* **WRITTEN REQUEST**: Exactly repeat the material, dropping only the pictures.

* **GIVEN MATERIAL**:
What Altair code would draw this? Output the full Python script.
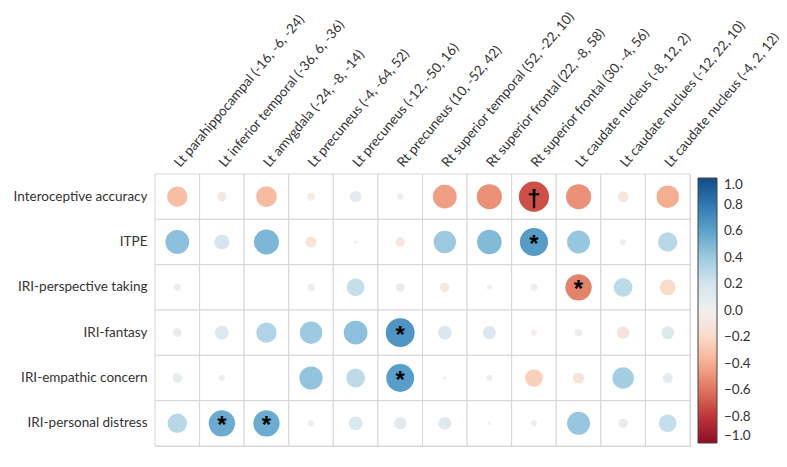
import altair as alt
import pandas as pd

regions = [
    "Lt parahippocampal (-16, -6, -24)",
    "Lt inferior temporal (-36, 6, -36)",
    "Lt amygdala (-24, -8, -14)",
    "Lt precuneus (-4, -64, 52)",
    "Lt precuneus (-12, -50, 16)",
    "Rt precuneus (10, -52, 42)",
    "Rt superior temporal (52, -22, 10)",
    "Rt superior frontal (22, -8, 58)",
    "Rt superior frontal (30, -4, 56)",
    "Lt caudate nucleus (-8, 12, 2)",
    "Lt caudate nuclues (-12, 22, 10)",
    "Lt caudate nucleus (-4, 2, 12)",
]

measures = [
    "Interoceptive accuracy",
    "ITPE",
    "IRI-perspective taking",
    "IRI-fantasy",
    "IRI-empathic concern",
    "IRI-personal distress",
]

interoceptive_accuracy = [-0.33, -0.07, -0.34, -0.05, 0.10, -0.03, -0.45, -0.50, -0.72, -0.50, -0.09, -0.40]
itpe = [0.45, 0.18, 0.50, -0.10, 0.01, -0.07, 0.40, 0.48, 0.63, 0.42, 0.03, 0.30]
iri_perspective = [0.04, 0.0, 0.0, 0.04, 0.25, 0.06, -0.07, 0.02, -0.04, -0.55, 0.28, -0.20]
iri_fantasy = [0.06, 0.15, 0.33, 0.40, 0.45, 0.66, 0.15, 0.14, -0.03, 0.04, -0.12, 0.13]
iri_empathic = [0.07, 0.03, 0.0, 0.43, 0.28, 0.62, 0.01, -0.03, -0.25, -0.10, 0.37, 0.08]
iri_distress = [0.30, 0.55, 0.55, -0.03, 0.15, 0.12, 0.13, 0.01, 0.03, 0.42, 0.07, 0.25]

values = [interoceptive_accuracy, itpe, iri_perspective, iri_fantasy, iri_empathic, iri_distress]

sig_rows = ["Interoceptive accuracy", "ITPE", "IRI-perspective taking", "IRI-fantasy",
            "IRI-empathic concern", "IRI-personal distress", "IRI-personal distress"]
sig_cols = [regions[8], regions[8], regions[9], regions[5], regions[5], regions[1], regions[2]]
sig_marks = ["†", "*", "*", "*", "*", "*", "*"]

legend_values = [-1, -0.8, -0.6, -0.4, -0.2, 0, 0.2, 0.4, 0.6, 0.8, 1]

recs = []
for m, vals in zip(measures, values):
    for reg, v in zip(regions, vals):
        recs.append({"measure": m, "region": reg, "r": v, "absr": abs(v)})
df = pd.DataFrame(recs)
sig = pd.DataFrame({"measure": sig_rows, "region": sig_cols, "mark": sig_marks})

FONT = "Lato"

x_enc = alt.X("region:N", sort=regions, scale=alt.Scale(domain=regions),
              axis=alt.Axis(orient="top", title=None, labelAngle=310, labelAlign="left",
                            labelBaseline="middle", labelPadding=9, ticks=False, domain=False,
                            labelFontSize=13.5, labelColor="#333333", labelFont=FONT,
                            labelLimit=300))
y_enc = alt.Y("measure:N", sort=measures, scale=alt.Scale(domain=measures),
              axis=alt.Axis(title=None, ticks=False, domain=False, labelPadding=8,
                            labelFontSize=13.5, labelColor="#333333", labelFont=FONT))

cells = alt.Chart(df).mark_rect(fill="white", stroke="#d6d6d6", strokeWidth=1).encode(
    x=x_enc, y=y_enc
)

circles = alt.Chart(df).mark_circle(opacity=1).encode(
    x=alt.X("region:N", sort=regions),
    y=alt.Y("measure:N", sort=measures),
    size=alt.Size("absr:Q", scale=alt.Scale(domain=[0, 1], range=[0, 1257]), legend=None),
    color=alt.Color("r:Q", scale=alt.Scale(scheme="redblue", domain=[-1, 1]),
                    legend=alt.Legend(title=None, orient="none", legendX=543, legendY=4,
                                      direction="vertical", gradientLength=265,
                                      gradientThickness=19, gradientStrokeColor="#444444",
                                      gradientStrokeWidth=1,
                                      values=legend_values,
                                      format=".1f", labelFontSize=13.5, labelColor="#333333",
                                      labelFont=FONT, labelOffset=7, labelOverlap=False,
                                      labelLimit=60)),
)

marks = alt.Chart(sig).mark_text(fontSize=24, fontWeight="bold", color="black", dy=3).encode(
    x=alt.X("region:N", sort=regions),
    y=alt.Y("measure:N", sort=measures),
    text="mark:N",
)

chart = alt.layer(cells, circles, marks).properties(
    width=535, height=272,
    padding={"left": 147, "top": 166, "right": 89, "bottom": 13},
    autosize="none",
).configure_view(strokeWidth=0).configure(background="white")

chart.save("out.html", embed_options={"renderer": "svg", "actions": False})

* **CORRECT RESPONSE**:
What Altair code would draw this? Output the full Python script.
import altair as alt
import pandas as pd

regions = [
    "Lt parahippocampal (-16, -6, -24)",
    "Lt inferior temporal (-36, 6, -36)",
    "Lt amygdala (-24, -8, -14)",
    "Lt precuneus (-4, -64, 52)",
    "Lt precuneus (-12, -50, 16)",
    "Rt precuneus (10, -52, 42)",
    "Rt superior temporal (52, -22, 10)",
    "Rt superior frontal (22, -8, 58)",
    "Rt superior frontal (30, -4, 56)",
    "Lt caudate nucleus (-8, 12, 2)",
    "Lt caudate nuclues (-12, 22, 10)",
    "Lt caudate nucleus (-4, 2, 12)",
]

measures = [
    "Interoceptive accuracy",
    "ITPE",
    "IRI-perspective taking",
    "IRI-fantasy",
    "IRI-empathic concern",
    "IRI-personal distress",
]

interoceptive_accuracy = [-0.33, -0.07, -0.34, -0.05, 0.10, -0.03, -0.45, -0.50, -0.72, -0.50, -0.09, -0.40]
itpe = [0.45, 0.18, 0.50, -0.10, 0.01, -0.07, 0.40, 0.48, 0.63, 0.42, 0.03, 0.30]
iri_perspective = [0.04, 0.0, 0.0, 0.04, 0.25, 0.06, -0.07, 0.02, -0.04, -0.55, 0.28, -0.20]
iri_fantasy = [0.06, 0.15, 0.33, 0.40, 0.45, 0.66, 0.15, 0.14, -0.03, 0.04, -0.12, 0.13]
iri_empathic = [0.07, 0.03, 0.0, 0.43, 0.28, 0.62, 0.01, -0.03, -0.25, -0.10, 0.37, 0.08]
iri_distress = [0.30, 0.55, 0.55, -0.03, 0.15, 0.12, 0.13, 0.01, 0.03, 0.42, 0.07, 0.25]

values = [interoceptive_accuracy, itpe, iri_perspective, iri_fantasy, iri_empathic, iri_distress]

sig_rows = ["Interoceptive accuracy", "ITPE", "IRI-perspective taking", "IRI-fantasy",
            "IRI-empathic concern", "IRI-personal distress", "IRI-personal distress"]
sig_cols = [regions[8], regions[8], regions[9], regions[5], regions[5], regions[1], regions[2]]
sig_marks = ["†", "*", "*", "*", "*", "*", "*"]

legend_values = [-1, -0.8, -0.6, -0.4, -0.2, 0, 0.2, 0.4, 0.6, 0.8, 1]

recs = []
for m, vals in zip(measures, values):
    for reg, v in zip(regions, vals):
        recs.append({"measure": m, "region": reg, "r": v, "absr": abs(v)})
df = pd.DataFrame(recs)
sig = pd.DataFrame({"measure": sig_rows, "region": sig_cols, "mark": sig_marks})

FONT = "Lato"

x_enc = alt.X("region:N", sort=regions, scale=alt.Scale(domain=regions),
              axis=alt.Axis(orient="top", title=None, labelAngle=310, labelAlign="left",
                            labelBaseline="middle", labelPadding=9, ticks=False, domain=False,
                            labelFontSize=13.5, labelColor="#333333", labelFont=FONT,
                            labelLimit=300))
y_enc = alt.Y("measure:N", sort=measures, scale=alt.Scale(domain=measures),
              axis=alt.Axis(title=None, ticks=False, domain=False, labelPadding=8,
                            labelFontSize=13.5, labelColor="#333333", labelFont=FONT))

cells = alt.Chart(df).mark_rect(fill="white", stroke="#d6d6d6", strokeWidth=1).encode(
    x=x_enc, y=y_enc
)

circles = alt.Chart(df).mark_circle(opacity=1).encode(
    x=alt.X("region:N", sort=regions),
    y=alt.Y("measure:N", sort=measures),
    size=alt.Size("absr:Q", scale=alt.Scale(domain=[0, 1], range=[0, 1257]), legend=None),
    color=alt.Color("r:Q", scale=alt.Scale(scheme="redblue", domain=[-1, 1]),
                    legend=alt.Legend(title=None, orient="none", legendX=543, legendY=4,
                                      direction="vertical", gradientLength=265,
                                      gradientThickness=19, gradientStrokeColor="#444444",
                                      gradientStrokeWidth=1,
                                      values=legend_values,
                                      format=".1f", labelFontSize=13.5, labelColor="#333333",
                                      labelFont=FONT, labelOffset=7, labelOverlap=False,
                                      labelLimit=60)),
)

marks = alt.Chart(sig).mark_text(fontSize=24, fontWeight="bold", color="black", dy=3).encode(
    x=alt.X("region:N", sort=regions),
    y=alt.Y("measure:N", sort=measures),
    text="mark:N",
)

chart = alt.layer(cells, circles, marks).properties(
    width=535, height=272,
    padding={"left": 147, "top": 166, "right": 89, "bottom": 13},
    autosize="none",
).configure_view(strokeWidth=0).configure(background="white")

chart.save("out.html", embed_options={"renderer": "svg", "actions": False})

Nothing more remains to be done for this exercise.